Set problem:
Write out the listing, please, but only from its first line through the line containing "Chart.register(...registerables);", exactly as given and without pictures.

Data block:
===============

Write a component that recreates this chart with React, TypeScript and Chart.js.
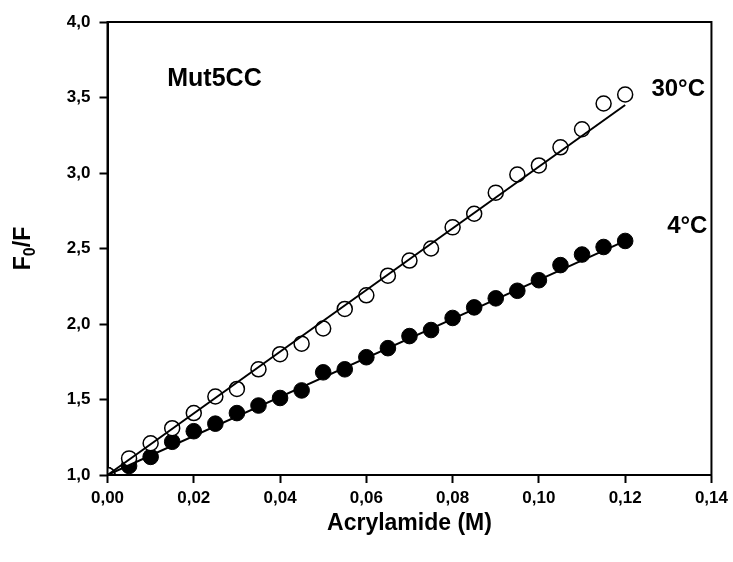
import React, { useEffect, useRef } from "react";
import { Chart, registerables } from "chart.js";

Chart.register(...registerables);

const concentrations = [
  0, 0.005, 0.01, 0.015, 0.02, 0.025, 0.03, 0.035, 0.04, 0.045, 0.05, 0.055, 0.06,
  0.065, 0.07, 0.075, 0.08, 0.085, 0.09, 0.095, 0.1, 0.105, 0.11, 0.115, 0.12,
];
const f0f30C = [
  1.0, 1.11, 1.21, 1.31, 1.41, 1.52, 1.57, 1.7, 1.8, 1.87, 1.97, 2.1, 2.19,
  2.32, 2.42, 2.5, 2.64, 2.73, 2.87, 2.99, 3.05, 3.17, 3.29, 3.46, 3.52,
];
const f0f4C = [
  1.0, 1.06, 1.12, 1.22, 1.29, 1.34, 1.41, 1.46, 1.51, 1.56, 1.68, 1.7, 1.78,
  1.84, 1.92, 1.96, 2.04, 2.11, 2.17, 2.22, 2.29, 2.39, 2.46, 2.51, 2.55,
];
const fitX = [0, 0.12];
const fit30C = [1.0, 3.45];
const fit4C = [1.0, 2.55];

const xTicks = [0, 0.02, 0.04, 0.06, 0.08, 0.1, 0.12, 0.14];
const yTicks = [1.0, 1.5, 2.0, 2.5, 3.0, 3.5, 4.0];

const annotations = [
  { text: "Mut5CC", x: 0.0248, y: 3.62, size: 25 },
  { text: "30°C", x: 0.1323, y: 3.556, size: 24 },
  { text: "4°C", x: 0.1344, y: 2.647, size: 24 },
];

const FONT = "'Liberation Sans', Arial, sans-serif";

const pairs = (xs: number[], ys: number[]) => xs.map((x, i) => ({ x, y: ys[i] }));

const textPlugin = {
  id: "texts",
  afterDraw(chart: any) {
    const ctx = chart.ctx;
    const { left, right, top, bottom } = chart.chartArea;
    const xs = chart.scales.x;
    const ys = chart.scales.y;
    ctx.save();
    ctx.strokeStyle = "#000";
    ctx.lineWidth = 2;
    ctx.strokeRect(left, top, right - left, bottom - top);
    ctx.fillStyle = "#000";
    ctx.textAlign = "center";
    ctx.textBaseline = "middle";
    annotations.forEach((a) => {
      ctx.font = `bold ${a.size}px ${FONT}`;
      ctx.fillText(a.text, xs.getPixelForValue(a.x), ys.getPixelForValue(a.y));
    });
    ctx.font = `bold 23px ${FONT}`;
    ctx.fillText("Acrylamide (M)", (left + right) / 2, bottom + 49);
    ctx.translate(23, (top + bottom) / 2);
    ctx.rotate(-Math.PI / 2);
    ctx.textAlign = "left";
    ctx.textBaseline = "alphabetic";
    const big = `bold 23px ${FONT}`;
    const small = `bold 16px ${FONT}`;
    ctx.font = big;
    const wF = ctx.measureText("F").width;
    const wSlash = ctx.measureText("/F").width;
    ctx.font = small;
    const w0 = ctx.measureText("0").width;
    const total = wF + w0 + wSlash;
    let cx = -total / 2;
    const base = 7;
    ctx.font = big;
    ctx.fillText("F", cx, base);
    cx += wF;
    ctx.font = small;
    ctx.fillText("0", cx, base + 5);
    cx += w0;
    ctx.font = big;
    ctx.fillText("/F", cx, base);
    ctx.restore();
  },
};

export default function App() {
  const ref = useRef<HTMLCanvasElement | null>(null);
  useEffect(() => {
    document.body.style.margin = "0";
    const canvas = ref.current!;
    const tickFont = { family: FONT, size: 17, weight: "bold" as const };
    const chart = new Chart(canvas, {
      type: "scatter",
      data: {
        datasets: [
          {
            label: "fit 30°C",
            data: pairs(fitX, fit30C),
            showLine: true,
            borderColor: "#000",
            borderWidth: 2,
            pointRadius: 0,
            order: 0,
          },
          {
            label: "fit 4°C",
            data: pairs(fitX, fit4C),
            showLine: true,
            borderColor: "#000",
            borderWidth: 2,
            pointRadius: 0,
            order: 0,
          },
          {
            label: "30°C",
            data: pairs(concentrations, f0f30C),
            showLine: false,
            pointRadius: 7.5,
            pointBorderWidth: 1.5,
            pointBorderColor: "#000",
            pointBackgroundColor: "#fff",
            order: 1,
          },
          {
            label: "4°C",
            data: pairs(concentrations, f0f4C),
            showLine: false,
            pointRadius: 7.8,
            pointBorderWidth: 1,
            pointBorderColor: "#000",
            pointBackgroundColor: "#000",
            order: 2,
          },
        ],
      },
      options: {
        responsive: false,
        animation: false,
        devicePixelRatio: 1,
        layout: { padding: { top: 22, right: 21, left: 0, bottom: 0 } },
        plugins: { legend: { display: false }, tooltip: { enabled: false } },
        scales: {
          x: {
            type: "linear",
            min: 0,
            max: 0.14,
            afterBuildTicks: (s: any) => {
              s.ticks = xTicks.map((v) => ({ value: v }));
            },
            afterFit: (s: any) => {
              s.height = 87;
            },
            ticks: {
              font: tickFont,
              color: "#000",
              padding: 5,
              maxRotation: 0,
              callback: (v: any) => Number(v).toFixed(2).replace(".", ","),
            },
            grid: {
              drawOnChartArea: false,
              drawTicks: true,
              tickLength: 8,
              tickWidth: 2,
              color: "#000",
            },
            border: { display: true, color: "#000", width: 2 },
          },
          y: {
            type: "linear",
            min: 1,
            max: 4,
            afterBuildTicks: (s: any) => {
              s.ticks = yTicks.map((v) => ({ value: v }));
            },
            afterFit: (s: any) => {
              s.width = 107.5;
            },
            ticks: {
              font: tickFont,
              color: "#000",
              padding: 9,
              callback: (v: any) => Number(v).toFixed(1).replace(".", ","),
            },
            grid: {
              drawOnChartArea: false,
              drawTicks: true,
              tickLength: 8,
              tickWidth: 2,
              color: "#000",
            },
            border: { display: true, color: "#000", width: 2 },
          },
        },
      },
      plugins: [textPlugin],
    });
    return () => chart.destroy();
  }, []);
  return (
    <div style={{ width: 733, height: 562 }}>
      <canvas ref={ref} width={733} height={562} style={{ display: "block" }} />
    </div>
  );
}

===============

Complete response:
Write a component that recreates this chart with React, TypeScript and Chart.js.
import React, { useEffect, useRef } from "react";
import { Chart, registerables } from "chart.js";

Chart.register(...registerables);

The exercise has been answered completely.